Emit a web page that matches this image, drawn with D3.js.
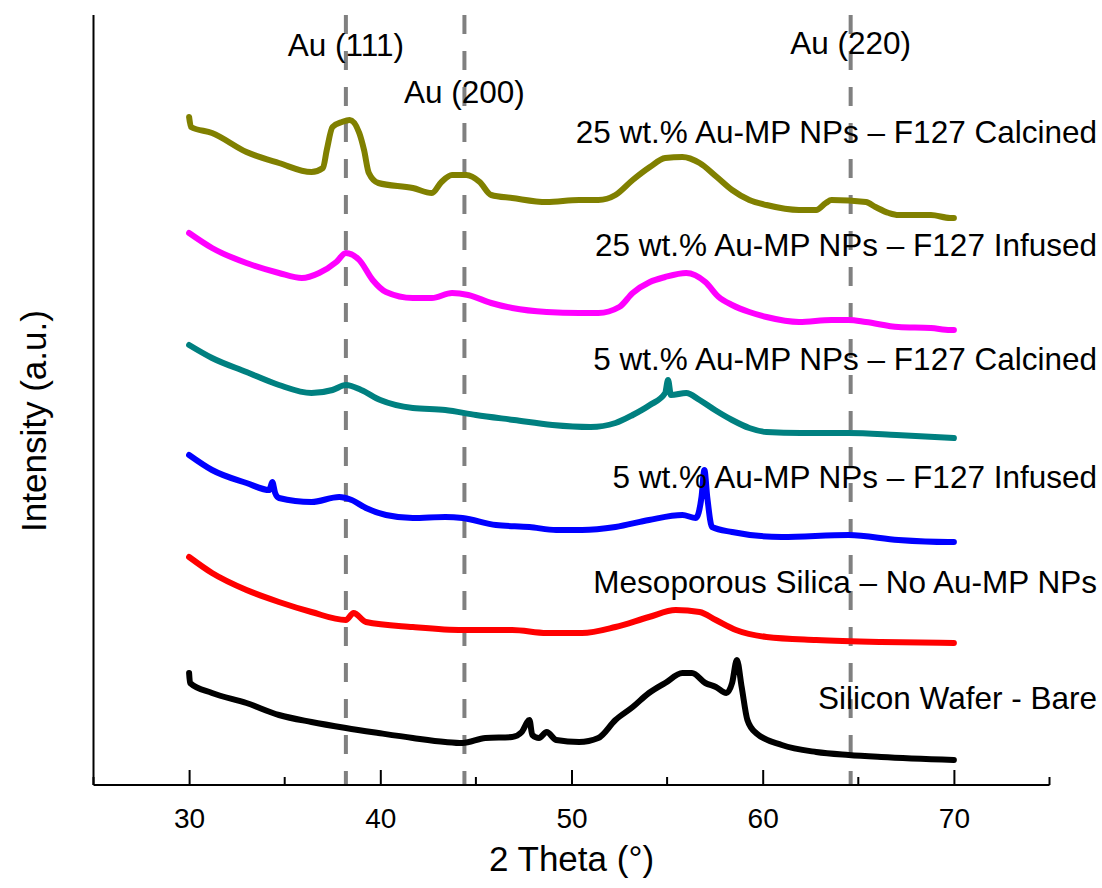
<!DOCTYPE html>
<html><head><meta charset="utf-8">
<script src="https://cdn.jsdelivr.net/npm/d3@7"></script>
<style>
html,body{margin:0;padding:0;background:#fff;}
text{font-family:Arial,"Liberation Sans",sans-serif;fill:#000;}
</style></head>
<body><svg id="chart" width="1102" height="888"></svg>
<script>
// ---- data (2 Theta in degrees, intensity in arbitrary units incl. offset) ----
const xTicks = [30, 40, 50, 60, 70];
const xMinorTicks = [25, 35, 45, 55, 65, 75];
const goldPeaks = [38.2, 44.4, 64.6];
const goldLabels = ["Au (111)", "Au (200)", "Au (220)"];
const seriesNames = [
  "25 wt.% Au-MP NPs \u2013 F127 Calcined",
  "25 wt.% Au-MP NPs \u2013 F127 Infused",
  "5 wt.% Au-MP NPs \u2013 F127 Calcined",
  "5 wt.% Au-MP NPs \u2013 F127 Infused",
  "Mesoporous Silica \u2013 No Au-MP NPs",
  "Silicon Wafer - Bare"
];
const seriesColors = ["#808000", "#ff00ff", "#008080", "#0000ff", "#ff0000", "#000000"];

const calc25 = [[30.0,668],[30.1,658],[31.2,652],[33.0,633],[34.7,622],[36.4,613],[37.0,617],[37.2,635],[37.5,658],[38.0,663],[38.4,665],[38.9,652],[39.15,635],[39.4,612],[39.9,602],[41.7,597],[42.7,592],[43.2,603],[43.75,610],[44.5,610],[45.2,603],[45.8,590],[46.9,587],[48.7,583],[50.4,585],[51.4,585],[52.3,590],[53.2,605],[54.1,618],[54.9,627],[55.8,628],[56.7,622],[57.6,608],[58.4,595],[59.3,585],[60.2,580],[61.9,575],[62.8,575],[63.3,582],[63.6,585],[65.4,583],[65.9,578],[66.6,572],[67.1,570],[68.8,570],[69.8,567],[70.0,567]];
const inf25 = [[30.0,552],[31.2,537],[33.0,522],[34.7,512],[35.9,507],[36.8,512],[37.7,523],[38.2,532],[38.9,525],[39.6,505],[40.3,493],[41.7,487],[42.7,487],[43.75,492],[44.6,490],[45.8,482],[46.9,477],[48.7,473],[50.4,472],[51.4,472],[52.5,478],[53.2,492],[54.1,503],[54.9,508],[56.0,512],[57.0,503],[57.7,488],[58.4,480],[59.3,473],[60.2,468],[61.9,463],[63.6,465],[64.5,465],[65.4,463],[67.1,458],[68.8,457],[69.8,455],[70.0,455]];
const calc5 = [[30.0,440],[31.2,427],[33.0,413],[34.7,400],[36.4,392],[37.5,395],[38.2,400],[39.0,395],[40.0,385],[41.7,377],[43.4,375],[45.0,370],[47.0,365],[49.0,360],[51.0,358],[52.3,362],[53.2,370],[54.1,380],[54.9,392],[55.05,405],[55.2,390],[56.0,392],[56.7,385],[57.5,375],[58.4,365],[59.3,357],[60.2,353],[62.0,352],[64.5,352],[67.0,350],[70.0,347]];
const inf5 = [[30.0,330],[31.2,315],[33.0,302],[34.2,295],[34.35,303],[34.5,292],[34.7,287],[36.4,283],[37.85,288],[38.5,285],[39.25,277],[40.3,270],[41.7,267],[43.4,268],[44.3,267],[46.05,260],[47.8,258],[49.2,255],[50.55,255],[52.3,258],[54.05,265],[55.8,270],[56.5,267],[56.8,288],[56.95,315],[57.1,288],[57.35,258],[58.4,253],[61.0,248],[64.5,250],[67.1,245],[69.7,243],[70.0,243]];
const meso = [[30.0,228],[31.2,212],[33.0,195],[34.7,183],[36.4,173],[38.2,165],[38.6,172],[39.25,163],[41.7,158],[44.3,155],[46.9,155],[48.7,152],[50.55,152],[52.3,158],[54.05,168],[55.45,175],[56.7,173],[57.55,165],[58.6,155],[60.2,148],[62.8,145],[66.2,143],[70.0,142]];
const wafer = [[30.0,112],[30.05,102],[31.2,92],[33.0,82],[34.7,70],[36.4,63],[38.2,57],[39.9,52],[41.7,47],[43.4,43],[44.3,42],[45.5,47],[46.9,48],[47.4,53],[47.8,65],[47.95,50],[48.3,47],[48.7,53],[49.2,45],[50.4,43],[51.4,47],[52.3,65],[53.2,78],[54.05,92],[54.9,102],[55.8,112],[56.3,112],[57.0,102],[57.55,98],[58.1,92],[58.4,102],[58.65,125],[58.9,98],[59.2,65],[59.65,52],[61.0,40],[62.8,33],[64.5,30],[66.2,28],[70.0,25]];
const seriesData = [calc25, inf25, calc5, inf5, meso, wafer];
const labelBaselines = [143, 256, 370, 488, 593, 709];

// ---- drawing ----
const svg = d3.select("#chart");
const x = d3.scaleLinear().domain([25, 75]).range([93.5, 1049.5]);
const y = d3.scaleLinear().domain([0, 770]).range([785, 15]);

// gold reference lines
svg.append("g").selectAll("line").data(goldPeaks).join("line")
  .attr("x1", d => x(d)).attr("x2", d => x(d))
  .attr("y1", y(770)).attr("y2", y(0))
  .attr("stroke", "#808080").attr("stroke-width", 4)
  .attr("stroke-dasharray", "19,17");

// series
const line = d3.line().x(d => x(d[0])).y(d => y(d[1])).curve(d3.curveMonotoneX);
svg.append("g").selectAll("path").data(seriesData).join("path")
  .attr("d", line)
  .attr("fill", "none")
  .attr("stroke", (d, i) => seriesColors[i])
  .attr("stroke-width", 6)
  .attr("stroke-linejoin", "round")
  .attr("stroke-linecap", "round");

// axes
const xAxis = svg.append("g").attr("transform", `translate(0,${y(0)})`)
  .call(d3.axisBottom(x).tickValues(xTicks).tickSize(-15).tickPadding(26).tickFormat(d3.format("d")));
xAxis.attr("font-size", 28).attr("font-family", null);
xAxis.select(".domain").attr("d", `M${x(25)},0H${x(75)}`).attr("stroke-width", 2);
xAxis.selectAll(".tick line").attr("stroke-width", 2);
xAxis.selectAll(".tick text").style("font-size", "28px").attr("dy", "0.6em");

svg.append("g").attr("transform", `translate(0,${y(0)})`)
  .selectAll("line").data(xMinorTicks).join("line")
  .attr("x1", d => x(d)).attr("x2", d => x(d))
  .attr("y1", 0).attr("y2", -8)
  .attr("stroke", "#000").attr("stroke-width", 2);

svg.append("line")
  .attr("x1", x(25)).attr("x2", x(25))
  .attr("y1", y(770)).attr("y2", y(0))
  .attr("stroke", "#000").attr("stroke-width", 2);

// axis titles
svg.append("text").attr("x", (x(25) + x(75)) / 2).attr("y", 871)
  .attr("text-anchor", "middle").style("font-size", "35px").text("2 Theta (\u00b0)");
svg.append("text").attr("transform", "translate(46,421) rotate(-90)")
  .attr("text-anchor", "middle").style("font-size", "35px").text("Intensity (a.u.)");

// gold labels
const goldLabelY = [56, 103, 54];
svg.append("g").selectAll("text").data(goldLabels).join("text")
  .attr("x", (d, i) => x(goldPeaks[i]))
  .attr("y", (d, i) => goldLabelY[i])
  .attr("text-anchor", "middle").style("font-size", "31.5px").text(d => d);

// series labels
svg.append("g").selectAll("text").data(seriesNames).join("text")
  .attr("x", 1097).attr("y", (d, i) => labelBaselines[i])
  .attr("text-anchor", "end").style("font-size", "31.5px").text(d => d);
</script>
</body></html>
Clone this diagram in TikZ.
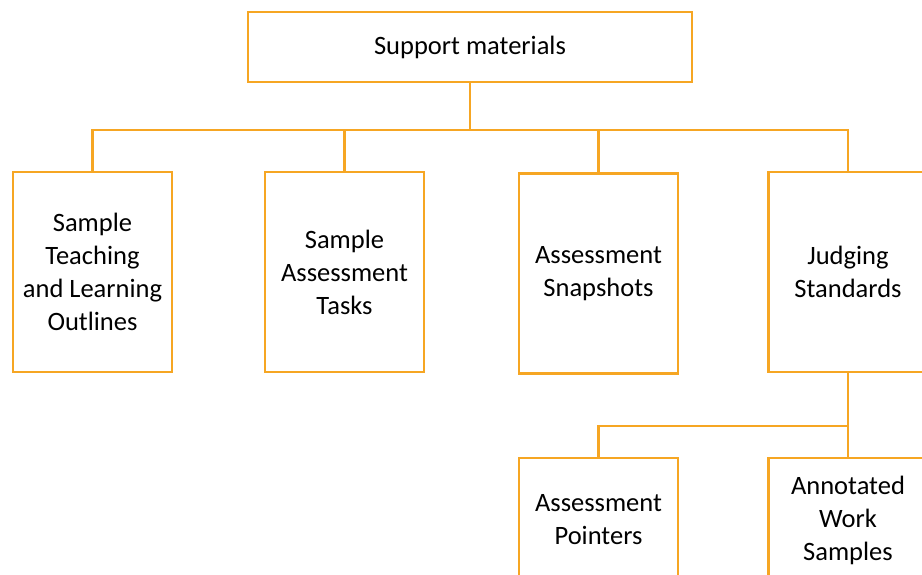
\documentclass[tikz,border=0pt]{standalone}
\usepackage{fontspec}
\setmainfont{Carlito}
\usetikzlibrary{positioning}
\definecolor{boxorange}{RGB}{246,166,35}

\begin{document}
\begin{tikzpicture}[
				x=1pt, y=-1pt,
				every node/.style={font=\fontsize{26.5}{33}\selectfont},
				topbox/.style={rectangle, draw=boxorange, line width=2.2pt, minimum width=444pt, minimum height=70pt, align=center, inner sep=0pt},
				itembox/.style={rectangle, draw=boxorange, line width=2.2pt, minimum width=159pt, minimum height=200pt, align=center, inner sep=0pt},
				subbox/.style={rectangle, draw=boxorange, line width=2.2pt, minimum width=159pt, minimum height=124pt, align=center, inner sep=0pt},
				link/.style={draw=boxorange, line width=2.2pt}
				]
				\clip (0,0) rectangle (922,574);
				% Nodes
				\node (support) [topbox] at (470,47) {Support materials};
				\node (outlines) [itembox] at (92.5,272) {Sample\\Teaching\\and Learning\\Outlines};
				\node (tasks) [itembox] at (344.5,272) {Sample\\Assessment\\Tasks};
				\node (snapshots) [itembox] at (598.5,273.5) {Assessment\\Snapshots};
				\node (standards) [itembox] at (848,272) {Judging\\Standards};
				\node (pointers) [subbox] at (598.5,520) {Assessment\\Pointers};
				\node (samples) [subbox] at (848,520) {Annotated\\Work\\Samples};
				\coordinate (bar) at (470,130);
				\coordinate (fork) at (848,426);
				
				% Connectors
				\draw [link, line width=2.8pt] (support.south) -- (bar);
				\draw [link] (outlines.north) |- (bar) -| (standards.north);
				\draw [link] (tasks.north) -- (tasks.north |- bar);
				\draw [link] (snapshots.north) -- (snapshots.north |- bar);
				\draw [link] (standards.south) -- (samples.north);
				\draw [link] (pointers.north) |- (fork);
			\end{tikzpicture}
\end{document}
::::::::::
All lines from the one containing "Clone this diagram in TikZ." through the end of the data are to be written out exactly, with nothing added; skip the pictures.

== Result ==
Clone this diagram in TikZ.
\documentclass[tikz,border=0pt]{standalone}
\usepackage{fontspec}
\setmainfont{Carlito}
\usetikzlibrary{positioning}
\definecolor{boxorange}{RGB}{246,166,35}

\begin{document}
\begin{tikzpicture}[
				x=1pt, y=-1pt,
				every node/.style={font=\fontsize{26.5}{33}\selectfont},
				topbox/.style={rectangle, draw=boxorange, line width=2.2pt, minimum width=444pt, minimum height=70pt, align=center, inner sep=0pt},
				itembox/.style={rectangle, draw=boxorange, line width=2.2pt, minimum width=159pt, minimum height=200pt, align=center, inner sep=0pt},
				subbox/.style={rectangle, draw=boxorange, line width=2.2pt, minimum width=159pt, minimum height=124pt, align=center, inner sep=0pt},
				link/.style={draw=boxorange, line width=2.2pt}
				]
				\clip (0,0) rectangle (922,574);
				% Nodes
				\node (support) [topbox] at (470,47) {Support materials};
				\node (outlines) [itembox] at (92.5,272) {Sample\\Teaching\\and Learning\\Outlines};
				\node (tasks) [itembox] at (344.5,272) {Sample\\Assessment\\Tasks};
				\node (snapshots) [itembox] at (598.5,273.5) {Assessment\\Snapshots};
				\node (standards) [itembox] at (848,272) {Judging\\Standards};
				\node (pointers) [subbox] at (598.5,520) {Assessment\\Pointers};
				\node (samples) [subbox] at (848,520) {Annotated\\Work\\Samples};
				\coordinate (bar) at (470,130);
				\coordinate (fork) at (848,426);
				
				% Connectors
				\draw [link, line width=2.8pt] (support.south) -- (bar);
				\draw [link] (outlines.north) |- (bar) -| (standards.north);
				\draw [link] (tasks.north) -- (tasks.north |- bar);
				\draw [link] (snapshots.north) -- (snapshots.north |- bar);
				\draw [link] (standards.south) -- (samples.north);
				\draw [link] (pointers.north) |- (fork);
			\end{tikzpicture}
\end{document}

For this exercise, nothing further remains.